January 1st has so many expectations, all those new year resolutions, a new year, a new start. Saying goodbye to the old and hello to the new. As a child growing up in Australia, we always celebrated big time, going to parties, holding parties, counting down the seconds with a glass of something in one hand and our friends and family by our side. The laughter and the excitement, in anticipation of the year ahead. I’m living in Ireland now and I was determined to continue ringing in the new year the same way and that held up well up to and including the millennium. My dearly loved Dad died that year, a relatively young man and suddenly, and the new year to end all new years for me became a year of great loss. I haven’t stayed up to greet the new year since, choosing instead to curl up in bed with a good book and my own company.

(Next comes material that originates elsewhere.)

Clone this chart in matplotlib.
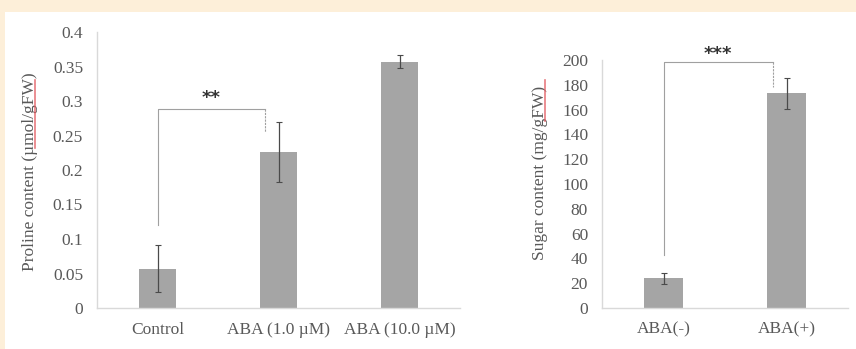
import matplotlib.pyplot as plt
from matplotlib.patches import Rectangle
from matplotlib.lines import Line2D

# proline content
pro_labels = ['Control', 'ABA (1.0 \u00b5M)', 'ABA (10.0 \u00b5M)']
pro_mean = [0.057, 0.226, 0.357]
pro_err = [0.034, 0.044, 0.009]
pro_ticks = [0, 0.05, 0.1, 0.15, 0.2, 0.25, 0.3, 0.35, 0.4]
pro_ticklabels = ['0', '0.05', '0.1', '0.15', '0.2', '0.25', '0.3', '0.35', '0.4']

# sugar content
sug_labels = ['ABA(-)', 'ABA(+)']
sug_mean = [24, 173]
sug_err = [4.5, 12.5]
sug_ticks = list(range(0, 201, 20))

bar_col = '#a5a5a5'
txt_col = '#595959'
axis_col = '#d9d9d9'
font = 'Liberation Serif'

W, H = 856, 349
fig = plt.figure(figsize=(W / 100, H / 100), dpi=100)
fig.patch.set_facecolor('#fdefd9')
fig.patches.append(Rectangle((5 / W, 0), 1, 1 - 12 / H, transform=fig.transFigure,
                             facecolor='white', edgecolor='none', zorder=-1))


def style(ax):
    for s in ['top', 'right']:
        ax.spines[s].set_visible(False)
    for s in ['left', 'bottom']:
        ax.spines[s].set_color(axis_col)
        ax.spines[s].set_linewidth(1)
    ax.set_facecolor('none')
    ax.tick_params(length=0, pad=10, labelsize=12.5, labelcolor=txt_col)
    for lab in ax.get_xticklabels() + ax.get_yticklabels():
        lab.set_family(font)


def bracket(ax, x0, x1, y0, y1, ytop, stars, ystar):
    ax.plot([x0, x0, x1], [y0, ytop, ytop], color='#a0a0a0', lw=0.8, clip_on=False)
    ax.plot([x1, x1], [ytop, y1], color='#a0a0a0', lw=0.8, ls=(0, (2, 1)), clip_on=False)
    ax.text((x0 + x1) / 2, ystar, stars, ha='center', va='center',
            fontsize=13, fontweight='bold', color='#333333', family='DejaVu Sans')


def squiggle(x, y0, y1):
    # spell-check underline under the unit
    fig.add_artist(Line2D([x / W, x / W], [1 - y0 / H, 1 - y1 / H],
                          color='#e25a60', lw=1.2, alpha=0.8,
                          transform=fig.transFigure))


# left panel
ax1 = fig.add_axes([97 / W, 1 - 308 / H, 363 / W, 276 / H])
x1 = range(len(pro_labels))
ax1.bar(x1, pro_mean, width=0.31, color=bar_col, zorder=2)
ax1.errorbar(x1, pro_mean, yerr=pro_err, fmt='none', ecolor='#4a4a4a',
             elinewidth=0.9, capsize=2, capthick=0.8, zorder=3)
ax1.set_xlim(-0.5, 2.5)
ax1.set_ylim(0, 0.4)
ax1.set_yticks(pro_ticks)
ax1.set_yticklabels(pro_ticklabels)
ax1.set_xticks(list(x1))
ax1.set_xticklabels(pro_labels)
ax1.set_ylabel('Proline content (\u00b5mol/gFW)', family=font, fontsize=12.5,
               color=txt_col)
ax1.yaxis.set_label_coords(-0.1625, 0.495)
style(ax1)
bracket(ax1, 0, 0.89, 0.12, 0.255, 0.288, '**', 0.304)
squiggle(35, 80, 148)

# right panel
ax2 = fig.add_axes([602 / W, 1 - 308 / H, 246 / W, 248 / H])
x2 = range(len(sug_labels))
ax2.bar(x2, sug_mean, width=0.31, color=bar_col, zorder=2)
ax2.errorbar(x2, sug_mean, yerr=sug_err, fmt='none', ecolor='#4a4a4a',
             elinewidth=0.9, capsize=2, capthick=0.8, zorder=3)
ax2.set_xlim(-0.5, 1.5)
ax2.set_ylim(0, 200)
ax2.set_yticks(sug_ticks)
ax2.set_xticks(list(x2))
ax2.set_xticklabels(sug_labels)
ax2.set_ylabel('Sugar content (mg/gFW)', family=font, fontsize=12.5,
               color=txt_col)
ax2.yaxis.set_label_coords(-0.2195, 0.546)
style(ax2)
bracket(ax2, 0, 0.89, 43, 178, 198, '***', 205)
squiggle(545, 80, 121)

fig.savefig('out.png', dpi=100, facecolor=fig.get_facecolor())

Some I’ve smiled through, on hearing the distant fireworks, some I’ve cried through, or yelled “Will you all just shut up, some of us are trying to sleep”,and occasionally I’ve even slept soundly.
Don’t get me wrong, I’m not the new year grinch. We all have to start somewhere and I like the idea of new beginnings. For me it is a year of hope and possibility. I don’t make new years resolutions anymore, well from now on. Do they ever work out I wonder. My last attempt was about six years ago, I was going to get fit and exercise. I bought the DVD, I bounded out of bed, I put the sweats on and started. Four routines but just start with one or two it said. One or two is for losers I decided, I did four. You’ll burn 1,000 calories it said, 1,000 calories my ass, that’s only if you include the ‘trying to drag yourself up off the floor at the end’ section. Day 2 and 2 sessions unenthusiastically, day 3 I watched 1 session, day 4 I smashed the DVD. So endeth my last serious resolution.
Last night I cried, for the year I was leaving behind, for the pain and sadness that has dogged me, a final purge and I cried for a very special lady. I have good memories of 2013, and learnt a lot, it’s not all been bad. Most importantly, I learnt that I’m not a horribly behaved person with no restraint or goodness. I’ve learnt that I should no more despise myself for my bipolar than I would for the restrictions a broken leg would place on me. That gave me a huge release, I’m kinder to myself, I stronger and more compassionate. I feared seeing a Psychiatrist and the possible looming mental illness, I was terrified in fact, but the very thing I feared most has also been my saviour. But I’ve had regrets, I’ve said and done things, I desperately wish I could back.
Today I’m blogging for the first time in ages, I have tried and I’ve several unfinished drafts, about depression and bipolar, about love and loss, but each time I got stuck. I’d got so wrapped up in writing something brilliant I forgot why I really blog and who I do it for. I do it for me, I do it because writing is the best way I have of expressing myself and it doesn’t matter who likes it, it only matters that I do.